The funds come from the California Climate Investments (CCI) program, which is trying to reduce greenhouse gases while also reducing petroleum usage and improving air quality in residential communities.
“Cleaner trucks mean cleaner air for all Californians, but especially for those who live in neighborhoods next to these freight transfer facilities,” said California Air Resources Board (CARB) Chair Mary D. Nichols
The two types of trucks funded by the grant are common at major freight locations in the U.S. CARB says that this model for truck electrification could be used at any facility. The project will use 23 battery-electric 80,000-pound (GVWR) Class 8 yard trucks – yard goats – that are used to move heavy freight containers short distances within freight yards, warehouses, distribution centers and port terminals. The project – it is hoped – will also demonstrate that four 16,100-pound (GVWR) Class 5 medium-duty service trucks could be practical as well.
BNSF Railway will operate the trucks at two of its intermodal rail yards in the cities of San Bernardino and Commerce. Daylight Transport will also operate the trucks at its new truck freight transfer facility in Fontana.
The grant is part of a larger statewide investment in low-carbon transportation projects that are needed to meet California’s – admittedly ambitious – goals to reduce greenhouse gas emissions, improve air quality and reduce petroleum dependency by accelerating the development and placement of advanced vehicle technologies.

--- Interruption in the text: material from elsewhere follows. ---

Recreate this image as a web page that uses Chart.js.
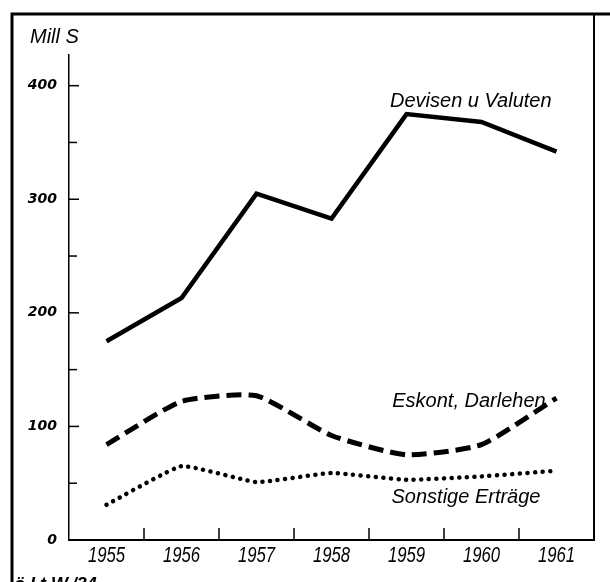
<!DOCTYPE html>
<html>
<head>
<meta charset="utf-8">
<script src="https://cdn.jsdelivr.net/npm/chart.js@4/dist/chart.umd.min.js"></script>
<style>html,body{margin:0;padding:0;background:#fff;}canvas{display:block;}</style>
</head>
<body>
<canvas id="c" width="610" height="582"></canvas>
<script>
const years = ['1955', '1956', '1957', '1958', '1959', '1960', '1961'];
const devisen = [175, 213, 305, 283, 375, 368, 342];
const eskont = [84, 122, 127, 92, 75, 84, 125];
const sonstige = [31, 65, 51, 59, 53, 56, 61];
const seriesNames = ['Devisen u Valuten', 'Eskont, Darlehen', 'Sonstige Erträge'];
const yTickLabels = [0, 100, 200, 300, 400];
const unitLabel = 'Mill S';
const sourceLabel = 'ö.I.t.W./34';

const labelFont = "italic 20px 'Liberation Sans', 'DejaVu Sans', sans-serif";

const decor = {
  id: 'decor',
  afterDraw(chart) {
    const ctx = chart.ctx;
    const xs = chart.scales.x, ys = chart.scales.y;
    const ca = chart.chartArea;
    ctx.save();
    ctx.strokeStyle = '#000';
    ctx.lineCap = 'butt';
    // frame
    ctx.lineWidth = 3;
    ctx.beginPath();
    ctx.moveTo(12, 582); ctx.lineTo(12, 14); ctx.lineTo(610, 14);
    ctx.stroke();
    ctx.lineWidth = 2;
    ctx.beginPath();
    ctx.moveTo(ca.right, 14); ctx.lineTo(ca.right, ca.bottom);
    ctx.stroke();
    // y ticks (inward)
    ctx.lineWidth = 1.5;
    for (let v = 50; v <= 400; v += 50) {
      const py = ys.getPixelForValue(v);
      ctx.beginPath();
      ctx.moveTo(ca.left, py); ctx.lineTo(ca.left + (v % 100 === 0 ? 10 : 8), py);
      ctx.stroke();
    }
    // x ticks (upward, between categories)
    for (let i = 0; i < years.length - 1; i++) {
      const px = (xs.getPixelForValue(i) + xs.getPixelForValue(i + 1)) / 2;
      ctx.beginPath();
      ctx.moveTo(px, ca.bottom); ctx.lineTo(px, ca.bottom - 12);
      ctx.stroke();
    }
    // year labels (condensed italic)
    ctx.fillStyle = '#000';
    ctx.textAlign = 'center';
    ctx.textBaseline = 'alphabetic';
    ctx.font = "italic 22px 'Liberation Sans', 'DejaVu Sans', sans-serif";
    years.forEach((y, i) => {
      const px = xs.getPixelForValue(i);
      ctx.save();
      ctx.translate(px, ca.bottom + 22);
      ctx.scale(0.76, 1);
      ctx.fillText(y, 0, 0);
      ctx.restore();
    });
    // texts
    ctx.font = labelFont;
    ctx.textAlign = 'left';
    ctx.fillText(unitLabel, 30, 43);
    ctx.fillText(seriesNames[0], xs.getPixelForValue(3.78), ys.getPixelForValue(381));
    ctx.fillText(seriesNames[1], xs.getPixelForValue(3.81), ys.getPixelForValue(117));
    ctx.fillText(seriesNames[2], xs.getPixelForValue(3.80), ys.getPixelForValue(33));
    ctx.font = "italic bold 18px 'Liberation Sans', 'DejaVu Sans', sans-serif";
    ctx.fillText(sourceLabel, 14, 590);
    ctx.restore();
  }
};

new Chart(document.getElementById('c'), {
  type: 'line',
  data: {
    labels: years,
    datasets: [
      { label: seriesNames[0], data: devisen, borderColor: '#000', borderWidth: 4.5, tension: 0, borderJoinStyle: 'miter', pointRadius: 0 },
      { label: seriesNames[1], data: eskont, borderColor: '#000', borderWidth: 5, tension: 0.18, borderDash: [15, 7], pointRadius: 0 },
      { label: seriesNames[2], data: sonstige, borderColor: '#000', borderWidth: 4.5, tension: 0.12, borderDash: [0.1, 7.5], borderCapStyle: 'round', pointRadius: 0 }
    ]
  },
  options: {
    responsive: false,
    animation: false,
    layout: { padding: { top: 55, right: 16, left: 0, bottom: 0 } },
    plugins: { legend: { display: false }, tooltip: { enabled: false } },
    scales: {
      x: {
        type: 'category',
        offset: true,
        grid: { display: true, offset: true, drawOnChartArea: false, drawTicks: false },
        border: { display: true, color: '#000', width: 2 },
        ticks: { display: false },
        afterFit(scale) { scale.height = 42; }
      },
      y: {
        min: 0,
        max: 427,
        grid: { display: true, drawOnChartArea: false, drawTicks: false },
        border: { display: true, color: '#000', width: 1.5 },
        ticks: {
          stepSize: 50,
          padding: 12,
          color: '#000',
          font: { family: "'DejaVu Sans', sans-serif", style: 'italic', weight: 'bold', size: 14 },
          callback: (v) => yTickLabels.includes(v) ? String(v) : ''
        },
        afterFit(scale) { scale.width = 69; }
      }
    }
  },
  plugins: [decor]
});
</script>
</body>
</html>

The project also supports the Governor’s Executive Order (B-32-15) to “upgrade freight vehicles and infrastructure” utilizing “technologies, energy sources, and fuels that enable greater transportation efficiency while reducing community and environmental impacts.” The draft California Sustainable Freight Action Plan, required under the Executive Order, was made public last month.
The fully electric trucks will be designed and manufactured by the Chinese company BYD in Lancaster, California.
“BYD is proud to collaborate on this project and showcase our best-in-market electric battery technology,” said Stella Li, president of BYD Motors. “By deploying these trucks in 24/7 operations, this project will prove that truck electrification can be adopted at any major freight location and scaled for any facility and business need in the U.S.”